We observe four occurrences of 20 heads out of 20 flips.

n2

As the number of flips witin a trial increases the probability of seeing heads for every flip decreases exponentially. I might see 30 heads out of 30 flips once in a billion attempts. If it took 2.26 seconds to run three million simulations then three billion should finish in 38 minutes, assuming a linear scale.

Enter the Alternative Solution
Instead of waiting 38 minutes I'll take a shortcut and demo the "alternative approach" I alluded to earlier. The doAzureParallel package enables me to run my simulation against a cluster provisioned in Azure. The steps for setting up the cluster are well documented on github - https://github.com/Azure/doAzureParallel.

For demo purposes, I'm spinning up 20 total VMs with two vcpu and 16 GB each. The last I checked, a user could spin up over 16,000 nodes.

cluster

With my cluster ready, I can send the simulation workload to the cloud using the foreach package.

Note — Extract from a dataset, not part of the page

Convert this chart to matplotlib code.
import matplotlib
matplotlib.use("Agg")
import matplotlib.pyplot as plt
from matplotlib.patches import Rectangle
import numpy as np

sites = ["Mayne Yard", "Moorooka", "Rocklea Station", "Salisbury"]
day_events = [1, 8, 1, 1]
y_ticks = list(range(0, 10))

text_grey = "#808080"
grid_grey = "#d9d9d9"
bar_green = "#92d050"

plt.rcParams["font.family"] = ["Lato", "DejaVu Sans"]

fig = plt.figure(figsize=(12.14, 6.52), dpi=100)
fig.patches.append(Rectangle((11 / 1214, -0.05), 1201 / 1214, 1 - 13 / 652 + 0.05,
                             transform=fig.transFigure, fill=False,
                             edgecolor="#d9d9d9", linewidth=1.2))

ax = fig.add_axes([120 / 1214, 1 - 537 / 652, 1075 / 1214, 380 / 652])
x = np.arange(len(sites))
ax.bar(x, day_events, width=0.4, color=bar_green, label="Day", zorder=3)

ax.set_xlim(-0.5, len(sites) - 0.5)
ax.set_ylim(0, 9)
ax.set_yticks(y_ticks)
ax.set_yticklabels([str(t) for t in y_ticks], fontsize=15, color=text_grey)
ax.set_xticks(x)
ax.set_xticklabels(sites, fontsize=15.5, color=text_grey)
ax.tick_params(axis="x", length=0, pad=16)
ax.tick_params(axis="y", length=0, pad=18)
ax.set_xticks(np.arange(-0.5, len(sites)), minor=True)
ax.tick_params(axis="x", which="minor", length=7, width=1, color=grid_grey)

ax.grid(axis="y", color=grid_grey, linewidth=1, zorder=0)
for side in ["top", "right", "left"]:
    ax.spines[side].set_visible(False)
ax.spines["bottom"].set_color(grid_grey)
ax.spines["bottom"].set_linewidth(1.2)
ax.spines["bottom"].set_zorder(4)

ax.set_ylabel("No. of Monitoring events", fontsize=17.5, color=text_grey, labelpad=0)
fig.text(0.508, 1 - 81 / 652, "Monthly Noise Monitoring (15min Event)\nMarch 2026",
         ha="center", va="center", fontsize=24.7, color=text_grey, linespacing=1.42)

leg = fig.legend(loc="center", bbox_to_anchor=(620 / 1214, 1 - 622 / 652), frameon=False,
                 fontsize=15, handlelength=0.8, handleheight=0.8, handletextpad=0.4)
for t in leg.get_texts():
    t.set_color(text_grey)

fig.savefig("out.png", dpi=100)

Specifying %do% runs the simulations locally against my laptop and specifying %dopar% runs the simulations remote against the cluster.


library(doAzureParallel)
coin <- c(1, 0)
flipsper <- 30
trials <- 18750000  # Any more trials and VMs cannot allocate enough memory for vector sizes
iter <- 160

starttime <- Sys.time()
x <- foreach(i = 1:iter, .combine = 'c') %dopar% {

 y <-   colSums(matrix(sample(coin, trials * flipsper, replace = TRUE), nrow = flipsper))

    y[y == flipsper]

}
endtime <- Sys.time()
endtime - starttime

Nodes actively running code turn green. Once a node has finished executing it is automatically assigned a new task from the queue.

ActiveNodes

The simulations took a little over four minutes. In that time I got three perfect 30 out 30 heads.

finaltime

Closing Thoughts
Data Science teams have an increasing need for powerful algorithms and massive data that go beyond toy problems and coin flips. They need massive computer infrastructure to test ideas or run big data apps. Azure Batch helps teams implement these solutions and overcome infrastructure challenges. If the probability of finding the right answer is one in a billion then we should be able to find the right answer in four minutes1.

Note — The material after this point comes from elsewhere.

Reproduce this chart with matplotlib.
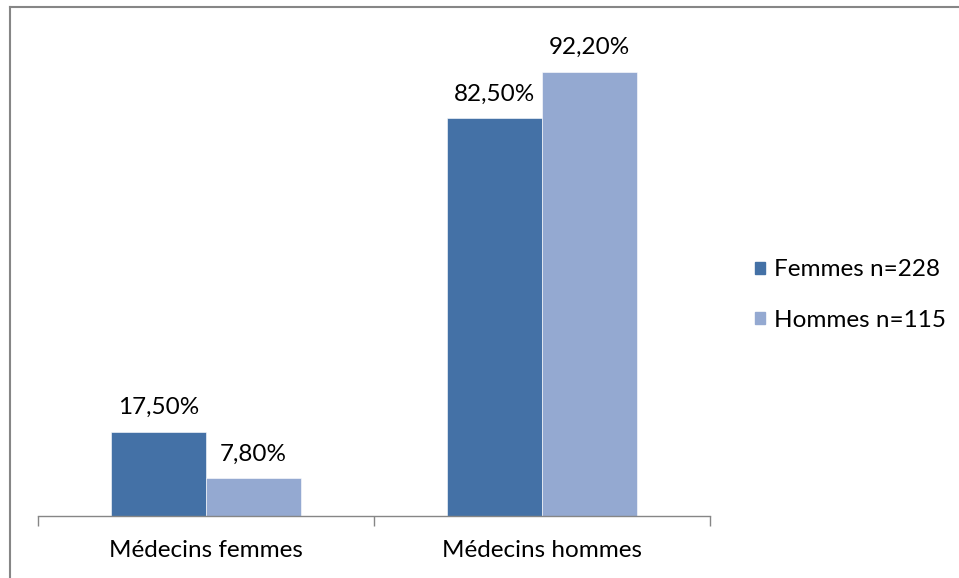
import matplotlib
matplotlib.use("Agg")
import matplotlib.pyplot as plt
from matplotlib.lines import Line2D
from matplotlib.patches import Patch
import numpy as np

categories = ["Médecins femmes", "Médecins hommes"]
series_names = ["Femmes n=228", "Hommes n=115"]
femmes = [17.5, 82.5]
hommes = [7.8, 92.2]
value_labels_f = ["17,50%", "82,50%"]
value_labels_h = ["7,80%", "92,20%"]

colors = ["#4471A6", "#94A9D1"]
W, H = 959, 578
fig = plt.figure(figsize=(W / 100, H / 100), dpi=100)
plt.rcParams['font.family'] = ['Lato', 'DejaVu Sans']
FS = 17.5

ax = fig.add_axes([38 / W, (H - 516) / H, (710 - 38) / W, (516 - 34) / H])
x = np.arange(len(categories))
bw = 0.284
b1 = ax.bar(x - bw / 2, femmes, bw, color=colors[0], edgecolor="white", linewidth=0.4)
b2 = ax.bar(x + bw / 2, hommes, bw, color=colors[1], edgecolor="white", linewidth=0.4)

for bars, labs in ((b1, value_labels_f), (b2, value_labels_h)):
    for r, lab in zip(bars, labs):
        ax.annotate(lab, (r.get_x() + r.get_width() / 2, r.get_height()),
                    xytext=(0, 10), textcoords="offset points",
                    ha="center", va="bottom", fontsize=FS, color="black")

ax.set_xlim(-0.5, 1.5)
ax.set_ylim(0, 100)
for s in ("top", "left", "right"):
    ax.spines[s].set_visible(False)
ax.spines["bottom"].set_color("#868686")
ax.spines["bottom"].set_linewidth(1)
ax.set_yticks([])
ax.set_xticks([-0.5, 0.5, 1.5])
ax.set_xticklabels([])
ax.set_xticks(x, minor=True)
ax.set_xticklabels(categories, minor=True, fontsize=FS)
ax.tick_params(axis="x", which="major", length=7, color="#868686", width=1)
ax.tick_params(axis="x", which="minor", length=0, pad=17)

handles = [Patch(color=c, label=n) for c, n in zip(colors, series_names)]
fig.legend(handles=handles, loc="center left", bbox_to_anchor=(733 / W, 1 - 295 / H),
           frameon=False, fontsize=FS, handlelength=0.4, handleheight=0.4,
           handletextpad=0.4, labelspacing=1.2)

# outer border (left and top visible)
fig.add_artist(Line2D([9.5 / W, 9.5 / W], [0, 1 - 6.5 / H], transform=fig.transFigure,
                      color="#868686", linewidth=1.5))
fig.add_artist(Line2D([9.5 / W, 1], [1 - 6.5 / H, 1 - 6.5 / H], transform=fig.transFigure,
                      color="#868686", linewidth=1.5))

fig.savefig("out.png", dpi=100)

UPDATE: Presentation code.


coin <- c(1, 0) # 1 = Heads, 0 = Tails
trials <- 3000
flipsper <- 10
#sample(coin,1)

x <- colSums(matrix(sample(coin, trials * flipsper, replace = TRUE)
       , nrow = flipsper))

length(x)

x[x == 10]

1 / .5 ^ 20

coin <- c(1, 0)
trials <- 3000000
flipsper <- 20

starttime <- Sys.time()
x <- colSums(matrix(sample(coin, trials * flipsper, replace = TRUE), nrow = flipsper))
endtime <- Sys.time()
endtime - starttime

x[x == 20]

hist(x)

1 / .5 ^ 30

rm(list = ls())
gc()
coin <- c(1, 0)
trials <- 3000000000 #50000000 #
flipsper <- 30
starttime <- Sys.time()
x <- colSums(matrix(sample(coin, trials * flipsper, replace = TRUE), nrow = flipsper))
endtime <- Sys.time()
endtime - starttime
x[x == 30]

library(doAzureParallel)


setwd(set your directory here)

generateClusterConfig("pool_config.json")
generateCredentialsConfig("credentials.json")

setCredentials("credentials.json")

pool <- makeCluster("pool_config.json")

registerDoAzureParallel(pool)


rm(list = ls())
gc()
coin <- c(1, 0)
flipsper <- 30
trials <- 18750000
iter <- 160

starttime <- Sys.time()

x <- foreach(i = 1:iter, .combine = 'c') %dopar% {
    y <- colSums(matrix(sample(coin, trials * flipsper, replace = TRUE), nrow = flipsper))
    y[y == flipsper]
}
endtime <- Sys.time()
endtime - starttime
x[x == 30]



stopCluster(pool) #end

1. It’s possible your results will differ. Many variables impact the performance and this is by no means intended to be a literal benchmark.